Reproduce, character for character, the lines below from the first through the one with "import numpy as np". Leave pictures out.

--- START Supplied material ---

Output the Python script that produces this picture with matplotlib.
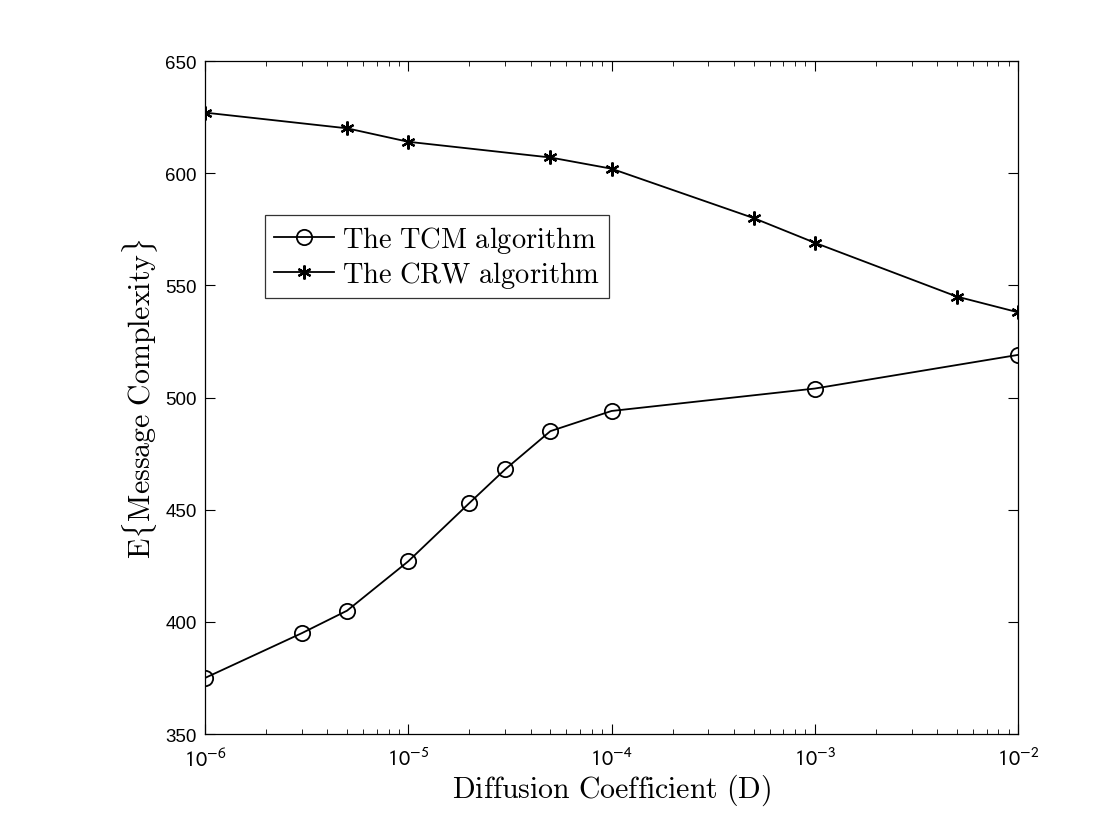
import matplotlib
matplotlib.use('Agg')
import matplotlib.pyplot as plt
from matplotlib.ticker import FuncFormatter, LogLocator, NullFormatter
import numpy as np

plt.rcParams['mathtext.fontset'] = 'stixsans'
plt.rcParams['font.family'] = ['Liberation Sans', 'DejaVu Sans']

# data
d_tcm = [1e-6, 3e-6, 5e-6, 1e-5, 2e-5, 3e-5, 5e-5, 1e-4, 1e-3, 1e-2]
msg_tcm = [375, 395, 405, 427, 453, 468, 485, 494, 504, 519]

d_crw = [1e-6, 5e-6, 1e-5, 5e-5, 1e-4, 5e-4, 1e-3, 5e-3, 1e-2]
msg_crw = [627, 620, 614, 607, 602, 580, 569, 545, 538]

fig = plt.figure(figsize=(11.15, 8.28), dpi=100)
ax = fig.add_axes([0.1839, 0.1123, 0.7291, 0.8128])

ax.plot(d_tcm, msg_tcm, color='black', lw=1.3, marker='o', ms=11,
        mfc='none', mew=1.3, label=r'$\mathrm{The\ TCM\ algorithm}$')
ax.plot(d_crw, msg_crw, color='black', lw=1.3, marker=(6, 2, 0), ms=10,
        mew=1.6, label=r'$\mathrm{The\ CRW\ algorithm}$')

ax.set_xscale('log')
ax.set_xlim(1e-6, 1e-2)
ax.set_ylim(350, 650)
ax.set_yticks(np.arange(350, 651, 50))
ax.xaxis.set_major_locator(LogLocator(base=10, numticks=10))
ax.xaxis.set_minor_locator(LogLocator(base=10, subs=np.arange(2, 10), numticks=50))
ax.xaxis.set_minor_formatter(NullFormatter())
ax.xaxis.set_major_formatter(FuncFormatter(
    lambda v, p: r'$10^{%d}$' % int(round(np.log10(v)))))

ax.tick_params(which='both', direction='in', top=True, right=True)
ax.tick_params(which='major', length=7, width=0.8, labelsize=13.5, pad=6)
ax.tick_params(which='minor', length=3.5, width=0.6)
ax.tick_params(axis='x', which='major', labelsize=16, pad=10)
for s in ax.spines.values():
    s.set_linewidth(0.9)

ax.set_xlabel(r'$\mathrm{Diffusion\ Coefficient\ (D)}$', fontsize=21.5,
              labelpad=0, math_fontfamily='cm')
ax.set_ylabel(r'$\mathrm{E\{Message\ Complexity\}}$', fontsize=21.5,
              labelpad=4, math_fontfamily='cm')

leg = ax.legend(loc='upper left', bbox_to_anchor=(0.074, 0.771), borderaxespad=0,
                fontsize=20.5, frameon=True, fancybox=False, edgecolor='black',
                handlelength=2.1, labelspacing=0.15, borderpad=0.3,
                handletextpad=0.3)
leg.get_frame().set_linewidth(0.9)
for t in leg.get_texts():
    t.set_math_fontfamily('cm')

fig.savefig('out.png', dpi=100)
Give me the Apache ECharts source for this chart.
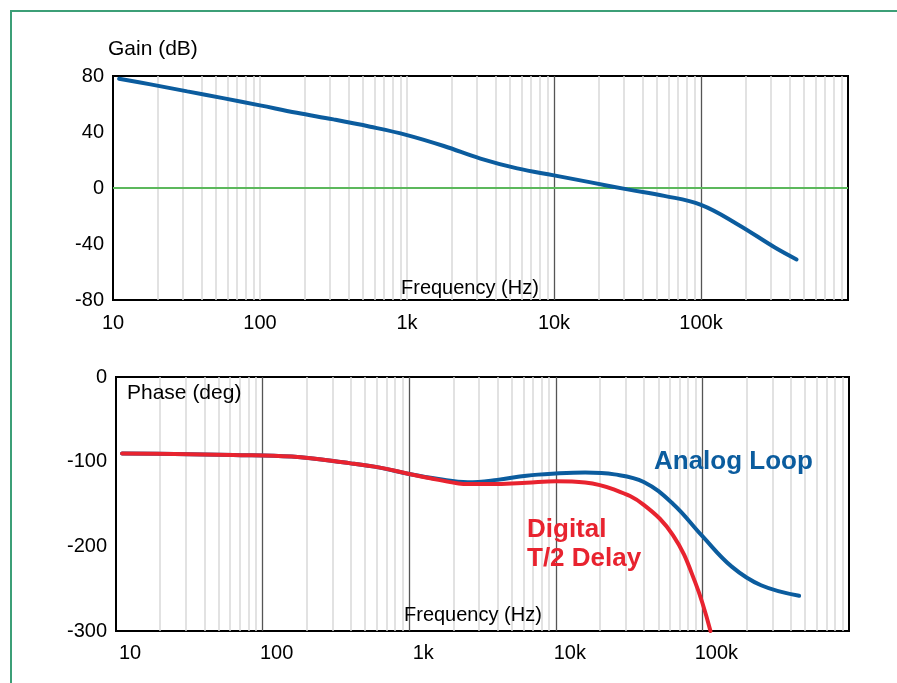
<!DOCTYPE html>
<html>
<head>
<meta charset="utf-8">
<script src="https://cdn.jsdelivr.net/npm/echarts@6/dist/echarts.min.js"></script>
<style>html,body{margin:0;padding:0;background:#fff}#c{width:897px;height:683px}</style>
</head>
<body>
<div id="c"></div>
<script>
// ---- data ----
const tickValues = [10, 100, 1000, 10000, 100000, 1000000];
const tickLabels = ['10', '100', '1k', '10k', '100k', ''];
const gainTicks = [-80, -40, 0, 40, 80];
const phaseTicks = [-300, -200, -100, 0];

const gainFreq = [11, 18, 32, 56, 100, 178, 316, 562, 1000, 1780, 3160, 5620, 10000, 17800, 31600, 56200, 100000, 178000, 316000, 447000];
const gainDb   = [78, 74, 69, 64.2, 59, 53.7, 49, 43.8, 37.8, 30, 21, 14, 9, 4, -1, -5.6, -12, -26, -42.3, -51];

const analogFreq  = [11, 25, 63, 158, 398, 631, 1000, 1585, 2512, 3981, 6310, 10000, 15850, 25120, 39810, 63100, 100000, 158500, 251200, 457000];
const analogPhase = [-90.4, -91, -92, -94, -102, -107, -114.5, -120.5, -124.3, -121.5, -116.5, -114, -112.8, -115, -124, -150, -188, -224, -246, -258.4];

const digitalFreq  = [11, 25, 63, 158, 398, 631, 1000, 1585, 2512, 3981, 6310, 10000, 15850, 25120, 39810, 63100, 89100, 113500];
const digitalPhase = [-90.4, -91, -92, -94, -102, -107, -114.5, -121.5, -126.5, -126.5, -125, -123, -124.5, -133, -151, -187, -242, -300];

// grid line frequencies
const minorFreqs = [];
for (let e = 1; e <= 5; e++) for (let k = 2; k <= 9; k++) minorFreqs.push(k * Math.pow(10, e));
const topLightMajors = [100, 1000];
const topDarkMajors = [10000, 100000];
const bottomDarkMajors = [100, 1000, 10000, 100000];

const FONT = "'Liberation Sans', Arial, sans-serif";
const BLUE = '#0b5c9e';
const RED = '#e8232f';

function pairs(xs, ys) { return xs.map((x, i) => [x, ys[i]]); }
function fmtX(v) {
  const i = tickValues.findIndex(t => Math.abs(t - v) / t < 1e-6);
  return i >= 0 ? tickLabels[i] : '';
}
function vlines(vals, color, width) {
  return vals.map(v => ({ xAxis: v, lineStyle: { color: color, width: width, type: 'solid' } }));
}
function gridSeries(idx, light, dark) {
  return {
    type: 'line', xAxisIndex: idx, yAxisIndex: idx, data: [], z: 1, silent: true,
    markLine: {
      silent: true, symbol: ['none', 'none'], label: { show: false }, animation: false, z: 1,
      data: vlines(light, '#d9d9d9', 1.5).concat(vlines(dark, '#555555', 1.3))
    }
  };
}

const chart = echarts.init(document.getElementById('c'), null, { renderer: 'canvas' });
const xBase = {
  type: 'log', logBase: 10, min: 10, max: 1000000, interval: 1,
  axisLine: { show: false }, axisTick: { show: false }, splitLine: { show: false },
  minorTick: { show: false }, minorSplitLine: { show: false }
};
const yBase = {
  type: 'value', axisLine: { show: false }, axisTick: { show: false }, splitLine: { show: false }
};
const lineCommon = { smooth: 0.4, showSymbol: false, z: 3 };

chart.setOption({
  animation: false,
  backgroundColor: '#ffffff',
  grid: [
    { left: 113, top: 76, width: 735, height: 224, show: true, borderColor: '#000', borderWidth: 2, backgroundColor: 'transparent', z: 0 },
    { left: 116, top: 377, width: 733, height: 254, show: true, borderColor: '#000', borderWidth: 2, backgroundColor: 'transparent', z: 0 }
  ],
  xAxis: [
    Object.assign({}, xBase, { gridIndex: 0, axisLabel: { formatter: fmtX, fontSize: 20, fontFamily: FONT, color: '#000', margin: 13 } }),
    Object.assign({}, xBase, { gridIndex: 1, axisLabel: { formatter: fmtX, fontSize: 20, fontFamily: FONT, color: '#000', margin: 12, padding: [0, 0, 0, 28] } })
  ],
  yAxis: [
    Object.assign({}, yBase, { gridIndex: 0, min: gainTicks[0], max: gainTicks[gainTicks.length - 1], interval: 40,
      axisLabel: { fontSize: 20, fontFamily: FONT, color: '#000', margin: 9 } }),
    Object.assign({}, yBase, { gridIndex: 1, min: phaseTicks[0], max: phaseTicks[phaseTicks.length - 1], interval: 100,
      axisLabel: { fontSize: 20, fontFamily: FONT, color: '#000', margin: 9 } })
  ],
  series: [
    gridSeries(0, minorFreqs.concat(topLightMajors), topDarkMajors),
    gridSeries(1, minorFreqs, bottomDarkMajors),
    Object.assign({}, lineCommon, {
      name: 'Gain', type: 'line', xAxisIndex: 0, yAxisIndex: 0,
      data: pairs(gainFreq, gainDb),
      lineStyle: { color: BLUE, width: 4, cap: 'round' },
      markLine: {
        silent: true, symbol: ['none', 'none'], label: { show: false }, z: 2,
        data: [{ yAxis: 0 }], lineStyle: { color: '#5cb85c', width: 2, type: 'solid' }
      }
    }),
    Object.assign({}, lineCommon, {
      name: 'Analog Loop', type: 'line', xAxisIndex: 1, yAxisIndex: 1,
      data: pairs(analogFreq, analogPhase),
      lineStyle: { color: BLUE, width: 4, cap: 'round' }
    }),
    Object.assign({}, lineCommon, {
      name: 'Digital T/2 Delay', type: 'line', xAxisIndex: 1, yAxisIndex: 1, z: 4,
      data: pairs(digitalFreq, digitalPhase),
      lineStyle: { color: RED, width: 4, cap: 'round' }
    })
  ],
  graphic: [
    { type: 'rect', shape: { x: 11, y: 11, width: 1000, height: 1000 }, style: { fill: null, stroke: '#3c9f77', lineWidth: 2 }, z: 0, silent: true },
    { type: 'text', x: 108, y: 49, style: { text: 'Gain (dB)', font: '21px ' + FONT, fill: '#000', textVerticalAlign: 'middle' }, z: 10 },
    { type: 'text', x: 401, y: 288, style: { text: 'Frequency (Hz)', font: '20px ' + FONT, fill: '#000', textVerticalAlign: 'middle' }, z: 10 },
    { type: 'text', x: 127, y: 393, style: { text: 'Phase (deg)', font: '21px ' + FONT, fill: '#000', textVerticalAlign: 'middle' }, z: 10 },
    { type: 'text', x: 404, y: 615, style: { text: 'Frequency (Hz)', font: '20px ' + FONT, fill: '#000', textVerticalAlign: 'middle' }, z: 10 },
    { type: 'text', x: 654, y: 462, style: { text: 'Analog Loop', font: 'bold 26px ' + FONT, fill: BLUE, textVerticalAlign: 'middle' }, z: 10 },
    { type: 'text', x: 527, y: 530, style: { text: 'Digital', font: 'bold 26px ' + FONT, fill: RED, textVerticalAlign: 'middle' }, z: 10 },
    { type: 'text', x: 527, y: 559, style: { text: 'T/2 Delay', font: 'bold 26px ' + FONT, fill: RED, textVerticalAlign: 'middle' }, z: 10 }
  ]
});
</script>
</body>
</html>
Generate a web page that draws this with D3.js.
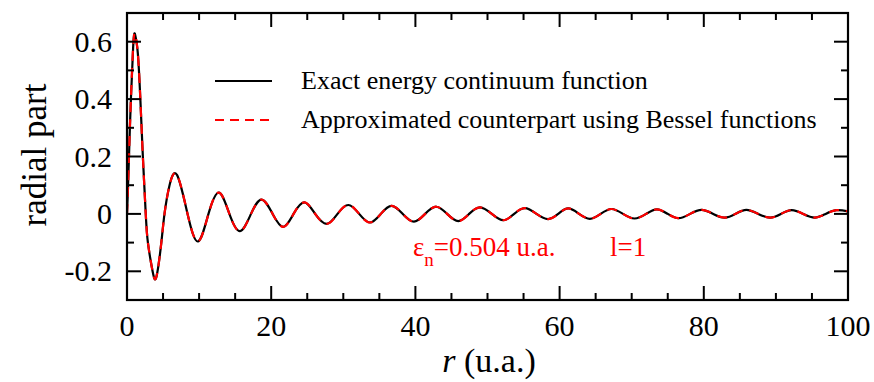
<!DOCTYPE html>
<html>
<head>
<meta charset="utf-8">
<script src="https://cdn.jsdelivr.net/npm/d3@7"></script>
<style>
  body { margin: 0; background: #fff; }
  svg text { font-family: "Liberation Serif", "Times New Roman", serif; }
</style>
</head>
<body>
<svg width="874" height="382"></svg>
<script>
// r values (u.a.) read at extrema and zero crossings
const rPoints = [0, 0.15, 0.4, 0.85, 1.15, 1.5, 1.85, 2.2, 2.6, 2.9, 3.55, 4.1, 4.76, 5.2, 5.9, 6.95,
  8.4, 9.85, 11.3, 12.76, 14.2, 15.67, 17.2, 18.68, 20.2, 21.68, 23.1, 24.6, 26.1, 27.7,
  29.2, 30.7, 32.2, 33.7, 35.2, 36.7, 38.25, 39.8, 41.35, 42.9, 44.4, 45.95, 47.45, 48.96,
  50.6, 52.2, 53.7, 55.2, 56.8, 58.4, 59.8, 61.2, 62.7, 64.2, 65.7, 67.2, 68.8, 70.4,
  72.0, 73.5, 75.0, 76.5, 78.1, 79.7, 81.3, 82.9, 84.4, 85.9, 87.55, 89.2, 90.7, 92.2,
  93.8, 95.4, 96.9, 98.4, 100];
// exact continuum function
const exactValues = [0, 0.1, 0.3, 0.58, 0.622, 0.56, 0.4, 0.2, 0, -0.1, -0.2, -0.217, -0.1, 0, 0.1, 0.135,
  0, -0.096, 0, 0.074, 0, -0.060, 0, 0.050, 0, -0.045, 0, 0.040, 0, -0.035,
  0, 0.031, 0, -0.030, 0, 0.028, 0, -0.027, 0, 0.025, 0, -0.025, 0, 0.023,
  0, -0.022, 0, 0.020, 0, -0.018, 0, 0.019, 0, -0.017, 0, 0.017, 0, -0.016,
  0, 0.016, 0, -0.015, 0, 0.014, 0, -0.013, 0, 0.014, 0, -0.013, 0, 0.013,
  0, -0.013, 0, 0.013, 0.009];
// approximation with Bessel functions (indistinguishable at this scale)
const besselValues = exactValues.slice();

const xTicks = [0, 20, 40, 60, 80, 100];
const yTicks = [-0.2, 0, 0.2, 0.4, 0.6];
const yTickLabels = ['-0.2', '0', '0.2', '0.4', '0.6'];
const legendLabels = ['Exact energy continuum function', 'Approximated counterpart using Bessel functions'];

const serif = '"Liberation Serif", "Times New Roman", serif';
const margin = {left: 127, top: 13, right: 26, bottom: 82};
const width = 874 - margin.left - margin.right;
const height = 382 - margin.top - margin.bottom;

const svg = d3.select('svg');
const g = svg.append('g').attr('transform', `translate(${margin.left},${margin.top})`);

const x = d3.scaleLinear().domain([0, 100]).range([0, width]);
const y = d3.scaleLinear().domain([-0.3, 0.7]).range([height, 0]);

svg.append('defs').append('clipPath').attr('id', 'plot')
  .append('rect').attr('width', width).attr('height', height);

// curves
const line = d3.line()
  .x((d, i) => x(rPoints[i]))
  .y(d => y(d))
  .curve(d3.curveNatural);

const curves = g.append('g').attr('clip-path', 'url(#plot)');
curves.append('path')
  .attr('d', line(exactValues))
  .attr('fill', 'none').attr('stroke', '#000').attr('stroke-width', 2.2);
curves.append('path')
  .attr('d', line(besselValues))
  .attr('fill', 'none').attr('stroke', '#ff0000').attr('stroke-width', 2.2)
  .attr('stroke-dasharray', '10,7');

// ticks inside on all four sides
const major = 14, minor = 7;
const tickG = g.append('g').attr('stroke', '#000').attr('stroke-width', 2);
d3.range(0, 101, 5).forEach(v => {
  const len = v % 20 === 0 ? major : minor;
  tickG.append('line').attr('x1', x(v)).attr('x2', x(v)).attr('y1', height).attr('y2', height - len);
  tickG.append('line').attr('x1', x(v)).attr('x2', x(v)).attr('y1', 0).attr('y2', len);
});
d3.range(-3, 8).forEach(k => {
  const v = k / 10;
  const len = k % 2 === 0 ? major : minor;
  tickG.append('line').attr('x1', 0).attr('x2', len).attr('y1', y(v)).attr('y2', y(v));
  tickG.append('line').attr('x1', width).attr('x2', width - len).attr('y1', y(v)).attr('y2', y(v));
});

g.append('rect').attr('width', width).attr('height', height)
  .attr('fill', 'none').attr('stroke', '#000').attr('stroke-width', 2.2);

// tick labels
g.selectAll('.xlab').data(xTicks).enter().append('text')
  .attr('x', d => x(d)).attr('y', height + 36)
  .attr('text-anchor', 'middle').attr('font-family', serif).attr('font-size', 30)
  .text(d => d);
g.selectAll('.ylab').data(yTicks).enter().append('text')
  .attr('x', -15).attr('y', d => y(d) + 10)
  .attr('text-anchor', 'end').attr('font-family', serif).attr('font-size', 30)
  .text((d, i) => yTickLabels[i]);

// axis titles
const xt = svg.append('text').attr('x', 489).attr('y', 372)
  .attr('text-anchor', 'middle').attr('font-family', serif).attr('font-size', 34);
xt.append('tspan').attr('font-style', 'italic').text('r');
xt.append('tspan').text(' (u.a.)');

svg.append('text')
  .attr('transform', 'translate(46,155) rotate(-90)')
  .attr('text-anchor', 'middle').attr('font-family', serif).attr('font-size', 35)
  .text('radial part');

// legend
const legend = g.append('g');
legendLabels.forEach((t, i) => {
  const ly = 68 + i * 39;
  legend.append('line').attr('x1', 88).attr('x2', 145).attr('y1', ly).attr('y2', ly)
    .attr('stroke', i === 0 ? '#000' : '#ff0000').attr('stroke-width', 2)
    .attr('stroke-dasharray', i === 0 ? null : '9,6');
  legend.append('text').attr('x', 174).attr('y', ly + 8)
    .attr('font-family', serif).attr('font-size', 26).text(t);
});

// annotation
const ann = svg.append('text').attr('y', 256).attr('fill', '#ff0000')
  .attr('font-family', serif).attr('font-size', 27);
ann.append('tspan').attr('x', 413).text('ε');
ann.append('tspan').attr('font-size', 19).attr('dy', 10).text('n');
ann.append('tspan').attr('dy', -10).text('=0.504 u.a.');
svg.append('text').attr('x', 610).attr('y', 256).attr('fill', '#ff0000')
  .attr('font-family', serif).attr('font-size', 27).text('l=1');
</script>
</body>
</html>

--- END Supplied material ---

- [The answer]:
Output the Python script that produces this picture with matplotlib.
import matplotlib
matplotlib.use('Agg')
import matplotlib.pyplot as plt
from matplotlib.ticker import FuncFormatter, LogLocator, NullFormatter
import numpy as np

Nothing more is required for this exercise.